Good setup also includes service access. If daily grease points, chain tension checks, or hydraulic inspections are awkward, they will get skipped. Skipped maintenance becomes downtime, and downtime gets expensive fast during firewood season.

The best firewood processor setup guide includes maintenance planning

A processor that runs hard needs a maintenance routine that is just as disciplined as the setup. Saw chains, bars, hydraulic filters, wedges, belts, and hoses all affect production. A dull chain does not just cut slower. It can pull crooked, stress components, and make the whole machine feel underpowered.

Build a parts and service plan around your run schedule.

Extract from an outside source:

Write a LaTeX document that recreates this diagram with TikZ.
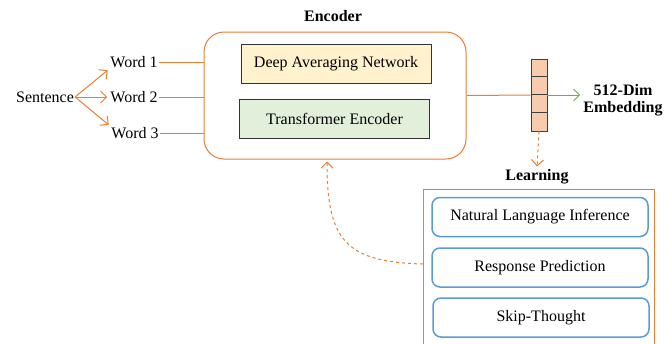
\documentclass[tikz,border=0pt]{standalone}
\usepackage{fontspec}
\setmainfont{Liberation Serif}
\usetikzlibrary{arrows.meta}

\definecolor{orng}{HTML}{ED7D31}
\definecolor{grn}{HTML}{70AD47}
\definecolor{blu}{HTML}{5B9BD5}
\definecolor{danfill}{HTML}{FFF2CC}
\definecolor{trffill}{HTML}{E2EFDA}
\definecolor{vecfill}{HTML}{F8CBAD}

\begin{document}
\begin{tikzpicture}[x=1pt, y=1pt, font=\fontsize{16}{18}\selectfont,
                    open tip/.style={-{Straight Barb[length=6pt,width=12pt]}, shorten >=2pt},
                    word node/.style={inner sep=1pt},
                    title node/.style={font=\fontsize{16}{17}\selectfont\bfseries, align=center, inner sep=1pt},
                    inner box/.style={draw=black!80, line width=0.8pt, minimum width=190, minimum height=39},
                    task box/.style={draw=blu, line width=1.5pt, rounded corners=8pt, minimum width=216, minimum height=39}]

  \useasboundingbox (0,0) rectangle (672,-343);

  % input side
  \node[word node] (sent) at (45,-97) {Sentence};
  \node[word node] (w1) at (134,-62) {Word 1};
  \node[word node] (w2) at (134,-97) {Word 2};
  \node[word node] (w3) at (135,-133) {Word 3};

  % encoder
  \node[draw=orng, line width=1pt, rounded corners=20pt, minimum width=262, minimum height=127] (enc) at (335,-95.5) {};
  \node[title node] (enclabel) at (333,-16) {Encoder};
  \node[inner box, fill=danfill] (dan) at (336,-63.5) {Deep Averaging Network};
  \node[inner box, fill=trffill] (trf) at (334.5,-119) {Transformer Encoder};

  % output vector
  \node[draw=black!75, fill=vecfill, line width=0.8pt, minimum width=16, minimum height=72, inner sep=0pt] (vec) at (539,-95) {};
  \foreach \i in {1,2,3}
    \draw[black!75, line width=0.8pt] ([yshift=-18*\i]vec.north west) -- ([yshift=-18*\i]vec.north east);
  \node[title node] (emb) at (623,-100) {512-Dim\\Embedding};

  % learning
  \node[title node] (learnlabel) at (537,-177) {Learning};
  \node[draw=orng, line width=1pt, minimum width=231, minimum height=170, anchor=north west, inner sep=0pt] (learn) at (423,-189) {};
  \node[task box] (nli) at (540,-217) {Natural Language Inference};
  \node[task box] (rp) at (540,-267.5) {Response Prediction};
  \node[task box] (st) at (541,-317.5) {Skip-Thought};

  \path[draw=orng, line width=1pt]
    (sent.east) edge[open tip] (w1.south west)
                edge[open tip] (w2.west)
                edge[open tip] (w3.north west)
    (w1.east) edge (enc.west |- w1)
    (w2.east) edge (enc.west |- w2)
    (w3.east) edge (enc.west |- w3)
    (enc.east) edge (vec.west);

  \draw[grn, line width=1pt, open tip] (vec.east) -- (emb.west |- vec.east);
  \draw[orng, line width=1pt, dashed, open tip] (vec.south) -- (learnlabel.north);
  \draw[orng, line width=1pt, dashed, open tip]
    ([yshift=-75]learn.north west) .. controls (345,-262) and (327,-240) .. ([xshift=-8]enc.south);
\end{tikzpicture}
\end{document}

Keep wear items on hand before peak season. If you wait until something fails, you are at the mercy of shipping time and supplier inventory. That is one reason many buyers prefer working with a retailer that offers real pre-sale guidance and support after the machine lands.

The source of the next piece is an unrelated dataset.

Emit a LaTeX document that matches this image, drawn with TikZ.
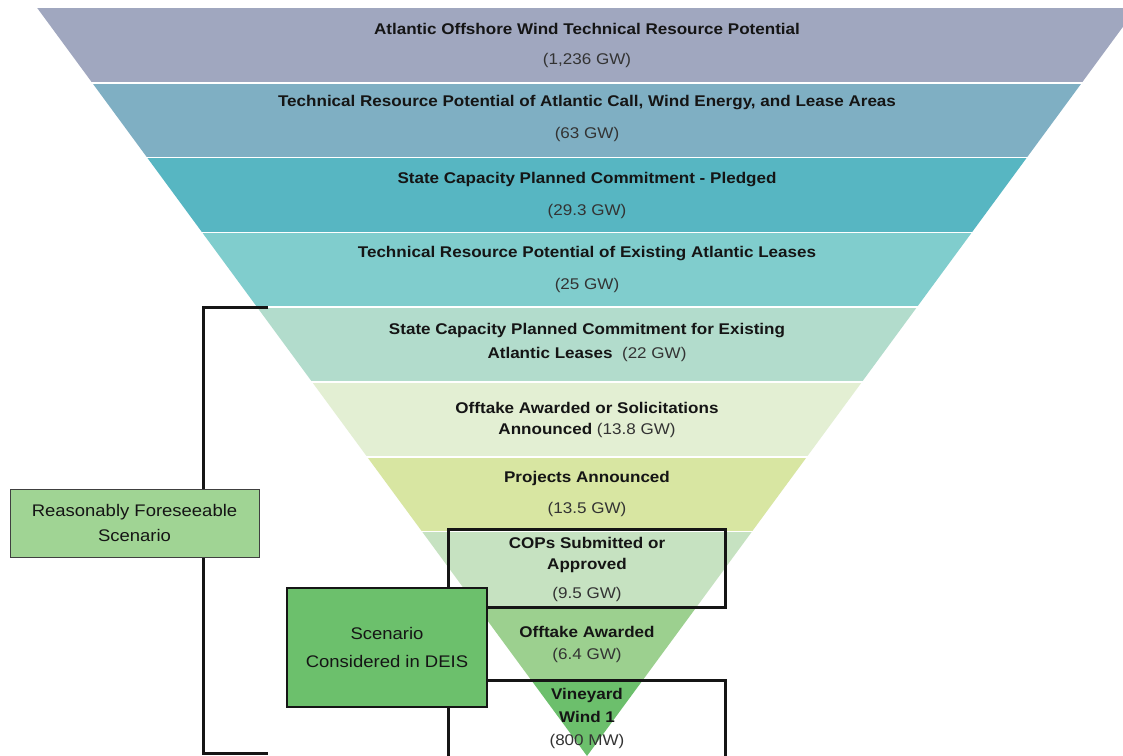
\documentclass[tikz,border=0pt]{standalone}
\usepackage{fontspec}
\setmainfont{Liberation Sans}[FakeStretch=1.1]
\definecolor{b1}{HTML}{A0A7BF}
\definecolor{b2}{HTML}{7FAFC3}
\definecolor{b3}{HTML}{57B6C2}
\definecolor{b4}{HTML}{80CDCD}
\definecolor{b5}{HTML}{B2DCCC}
\definecolor{b6}{HTML}{E3EFD3}
\definecolor{b7}{HTML}{D8E6A2}
\definecolor{b8}{HTML}{C6E2C1}
\definecolor{b9}{HTML}{9CD08F}
\definecolor{b10}{HTML}{6CBF6C}
\definecolor{rfsfill}{HTML}{A0D494}
\definecolor{scfill}{HTML}{6CC06C}
\definecolor{ink}{HTML}{151515}
\definecolor{numink}{HTML}{333333}
\tikzset{
  lbl/.style={font=\bfseries\fontsize{15.5pt}{18pt}\selectfont, text=ink, inner sep=0pt},
  num/.style={font=\fontsize{15.5pt}{18pt}\selectfont, text=numink, inner sep=0pt},
  bracketline/.style={line width=3pt, draw=ink},
  outlinebox/.style={draw=ink, line width=3pt, inner sep=0pt},
  sidebox/.style={font=\fontsize{16.8pt}{25pt}\selectfont, text=ink, align=center, inner sep=0pt},
  gap/.style={draw=white, line width=1.5pt}
}
\begin{document}
\begin{tikzpicture}[x=1pt,y=-1pt]
\useasboundingbox (0,0) rectangle (1123,755);
\clip (0,0) rectangle (1123,755);
\fill[white] (0,0) rectangle (1123,755);
% funnel bands
\foreach \c [count=\i from 0] in {b1,b2,b3,b4,b5,b6,b7,b8,b9,b10} {
  \pgfmathsetmacro\ya{8+74.8*\i}
  \pgfmathsetmacro\yb{8+74.8*(\i+1)}
  \pgfmathsetmacro\wa{(756-\ya)*0.735}
  \pgfmathsetmacro\wb{(756-\yb)*0.735}
  \fill[\c] (587-\wa,\ya) -- (587+\wa,\ya) -- (587+\wb,\yb) -- (587-\wb,\yb) -- cycle;
}
\foreach \i in {1,...,9} {
  \pgfmathsetmacro\ya{8+74.8*\i}
  \pgfmathsetmacro\wa{(756-\ya)*0.735}
  \draw[gap] (587-\wa-2,\ya) -- (587+\wa+2,\ya);
}
% bracket
\coordinate (bt) at (268,307);
\coordinate (bb) at (268,753);
\coordinate (bx) at (203,530);
\draw[bracketline] (bt) -- (bx |- bt) -- (bx |- bb) -- (bb);
% outlined boxes
\node[outlinebox, minimum width=277pt, minimum height=78pt] (copsbox) at (586.5,568) {};
\node[outlinebox, minimum width=277pt, minimum height=90pt] (vwbox) at (586.5,725) {};
% band texts
\node[lbl] (t1) at (587,29) {Atlantic Offshore Wind Technical Resource Potential};
\node[num] (n1) at (587,60) {(1,236 GW)};
\node[lbl] (t2) at (587,103) {Technical Resource Potential of Atlantic Call, Wind Energy, and Lease Areas};
\node[num] (n2) at (587,134) {(63 GW)};
\node[lbl] (t3) at (587,180) {State Capacity Planned Commitment - Pledged};
\node[num] (n3) at (587,211) {(29.3 GW)};
\node[lbl] (t4) at (587,254) {Technical Resource Potential of Existing Atlantic Leases};
\node[num] (n4) at (587,285) {(25 GW)};
\node[lbl] (t5) at (587,331) {State Capacity Planned Commitment for Existing};
\node[num] (n5) at (587,354) {\textcolor{ink}{\textbf{Atlantic Leases}}\ \ (22 GW)};
\node[lbl] (t6) at (587,408) {Offtake Awarded or Solicitations};
\node[num] (n6) at (587,430) {\textcolor{ink}{\textbf{Announced}} (13.8 GW)};
\node[lbl] (t7) at (587,478) {Projects Announced};
\node[num] (n7) at (587,509) {(13.5 GW)};
\node[lbl] (t8) at (587,543) {COPs Submitted or};
\node[lbl] (t8b) at (587,565) {Approved};
\node[num] (n8) at (587,594) {(9.5 GW)};
\node[lbl] (t9) at (587,632) {Offtake Awarded};
\node[num] (n9) at (587,655) {(6.4 GW)};
\node[lbl] (t10) at (587,695) {Vineyard};
\node[lbl] (t10b) at (587,717) {Wind 1};
\node[num] (n10) at (587,741) {(800 MW)};
% side boxes
\node[sidebox, draw=black!75, line width=1pt, fill=rfsfill, minimum width=249pt, minimum height=68pt] (rfs) at (134.5,523) {Reasonably Foreseeable\\Scenario};
\node[sidebox, font=\fontsize{16.8pt}{28pt}\selectfont, draw=ink, line width=2pt, fill=scfill, minimum width=200pt, minimum height=119pt] (scen) at (387,647.5) {Scenario\\Considered in DEIS};
\end{tikzpicture}
\end{document}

If you are comparing processor options, do not just compare splitting force or advertised cords per hour. Ask how easy it is to service, how available parts are, and whether the machine is built for the kind of wood you actually process. The cheapest unit can become the most expensive one if it spends too much time parked.

Blacks Creek Model 2000B-XL Firewood Processor | 22HP Honda, 18-Inch Log Diameter

What to buy if you are still deciding

If you are in the shopping phase, narrow the field by workflow, not hype. Homeowners and acreage owners usually do best with a processor or splitter setup that reduces manual lifting without requiring commercial-scale support equipment. Firewood businesses and contractors should lean toward heavier-duty machines with faster cycle times, better infeed support, and clear compatibility with their tractor or skid steer fleet.

If your processor budget is tight, it may be smarter to buy a reliable splitter and improve your handling setup with grapples or skidding tools rather than force a low-capacity processor into a high-volume role. On the other hand, if labor is your biggest pain point, stepping up into a properly matched processor can change your operation fast.

At Log Bear Works, this is the kind of decision we push customers to make carefully: buy for the wood you handle, the machine you own, and the output you need next season, not just this weekend.

A good setup should feel boring once it is dialed in. Logs come in, firewood goes out, and nobody goes home wrecked from doing work a better machine layout should have handled for them.